When it’s time to break the fast, Farah Abbas might serve a cooling rooh-afza, milk with a pink blush from a spoonful of rose syrup. Her family also likes badam ka sharbat, in which hot milk turns golden from saffron, ground almonds, tiny dried melon seeds, and sugar. It’s served chilled and has a little crunch of nuts and seeds.
She seasons the chickpea batter for the pakoras from a traditional stainless spice tin with smaller round containers inside holding the spices. “My mom gave this to me when I went to college,” she says. She’s taken it with her everywhere. One container is bent into a teardrop shape because the tin dropped on the road when she was moving at one point. She had insisted on carrying it, and as everything went flying, a car ran over one of the rounds.
While Abbas is at her family table, Jamil Abdullah, an Eversource engineer who lives in Quincy, will be at Masjid Al-Qur’an in Grove Hall, Roxbury, where the fast ends with dates, fruit, juice, and water. Everyone is offered a meal sponsored by individuals, families, businesses, or, on nights when there is no sponsor, the mosque.

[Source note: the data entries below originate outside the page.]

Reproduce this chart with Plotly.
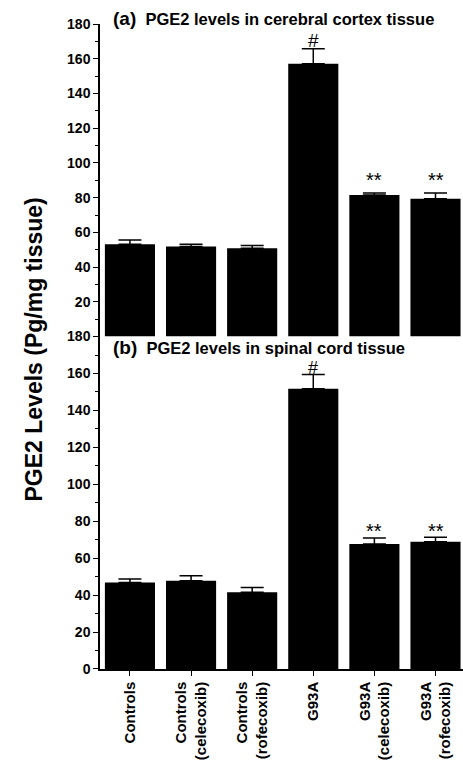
import plotly.graph_objects as go
from plotly.subplots import make_subplots

categories = ["Controls", "Controls<br>(celecoxib)", "Controls<br>(rofecoxib)",
              "G93A", "G93A<br>(celecoxib)", "G93A<br>(rofecoxib)"]
cortex_values = [53.1, 51.8, 50.9, 157.1, 81.5, 79.4]
cortex_errors = [2.5, 1.3, 1.5, 8.6, 1.2, 3.3]
spinal_values = [46.9, 47.8, 41.5, 151.7, 67.7, 68.9]
spinal_errors = [1.8, 2.7, 2.6, 7.7, 3.3, 2.5]
yticks_a = [20, 40, 60, 80, 100, 120, 140, 160, 180]
yticks_b = [0, 20, 40, 60, 80, 100, 120, 140, 160, 180]

FONT = "Liberation Sans, Arial, sans-serif"

fig = make_subplots(rows=2, cols=1, shared_xaxes=True, vertical_spacing=0,
                    row_heights=[315, 335])

xs = list(range(len(categories)))
for row, vals, errs in [(1, cortex_values, cortex_errors), (2, spinal_values, spinal_errors)]:
    fig.add_trace(go.Bar(
        x=xs, y=vals, marker=dict(color="black", line=dict(width=0)),
        error_y=dict(type="data", array=errs, symmetric=False,
                     arrayminus=[0] * len(errs), color="black", thickness=1.5, width=11.5),
        showlegend=False), row=row, col=1)

fig.update_layout(
    width=463, height=760,
    margin=dict(l=100, r=0, t=24, b=86),
    plot_bgcolor="white", paper_bgcolor="white",
    bargap=0.18,
    font=dict(family=FONT, color="black"),
)

common_y = dict(range=[0, 180], showgrid=False, zeroline=False, showline=True,
                linecolor="black", linewidth=1.5, ticks="outside", ticklen=5,
                tickwidth=1.2, tickcolor="black",
                tickfont=dict(family=FONT, size=14, weight="bold", color="black"),
                minor=dict(ticks="outside", ticklen=3, tickwidth=1, tickcolor="black",
                           tickmode="linear", tick0=0, dtick=10))
fig.update_yaxes(**common_y, tickmode="array", tickvals=yticks_a, row=1, col=1)
fig.update_yaxes(**common_y, tickmode="array", tickvals=yticks_b, row=2, col=1)

fig.update_xaxes(range=[-0.49, 5.45], showgrid=False, zeroline=False, showline=False,
                 ticks="", showticklabels=False, row=1, col=1)
fig.update_xaxes(range=[-0.49, 5.45], showgrid=False, zeroline=False, showline=True,
                 linecolor="black", linewidth=1.5, ticks="outside", ticklen=5,
                 tickwidth=1.2, tickcolor="black", tickmode="array", tickvals=xs,
                 ticktext=categories, tickangle=-90,
                 tickfont=dict(family=FONT, size=15, weight="bold", color="black"),
                 row=2, col=1)

# titles
fig.add_annotation(xref="paper", yref="paper", x=0.03, y=(674 - 18) / 650,
                   xanchor="left", yanchor="middle", showarrow=False,
                   text="<span style='font-size:19px'>(a)</span>  PGE2 levels in cerebral cortex tissue",
                   font=dict(family=FONT, size=16.5, weight="bold", color="black"))
fig.add_annotation(xref="paper", yref="paper", x=0.03, y=(674 - 350) / 650,
                   xanchor="left", yanchor="middle", showarrow=False,
                   text="<span style='font-size:19px'>(b)</span>  PGE2 levels in spinal cord tissue",
                   font=dict(family=FONT, size=16.5, weight="bold", color="black"))

# significance markers
marks = [("x", "y", 3, 170.5, "#", 19), ("x", "y", 4, 90.3, "**", 20), ("x", "y", 5, 90.3, "**", 20),
         ("x2", "y2", 3, 163.0, "#", 18), ("x2", "y2", 4, 74.7, "**", 20), ("x2", "y2", 5, 74.7, "**", 20)]
for xr, yr, xv, yv, t, sz in marks:
    fig.add_annotation(xref=xr, yref=yr, x=xv, y=yv, text=t, showarrow=False,
                       yanchor="middle", font=dict(family=FONT, size=sz, color="black"))

# y-axis title
fig.add_annotation(xref="paper", yref="paper", x=-66 / 363, y=(674 - 352) / 650,
                   text="PGE2 Levels (Pg/mg tissue)", textangle=-90, showarrow=False,
                   xanchor="center", yanchor="middle",
                   font=dict(family=FONT, size=23, weight="bold", color="black"))

fig.write_html("out.html", config={"displayModeBar": False},
               post_script="document.body.style.margin='0px';document.body.style.overflow='hidden';")
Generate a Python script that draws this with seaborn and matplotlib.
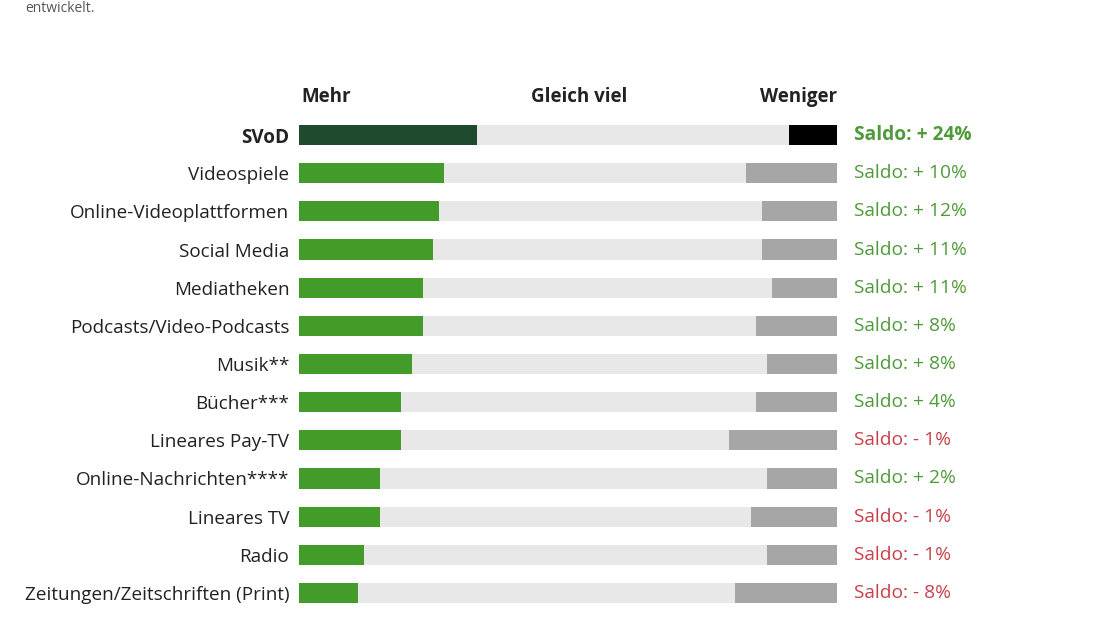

For the last few years, Abdullah has helped organize large iftar dinners for the group Boston Muslim Young Professionals. This year the event takes place on June 16 at MassChallenge in the Innovation District in Boston (details are available on Eventbrite). He has also been involved with an all-night prayer event on Revere Beach.
“Every event we have is open to non-Muslims,” says Abdullah. “Our focus is on community.”
To learn about that community, some high schools send students to a mosque for the day, says Abbas. She thinks her own town of Belmont needs to do more. She lives in a unique place, full of understanding residents, she says. Yet, “there are people who don’t personally know any Muslims.” She hopes to change that.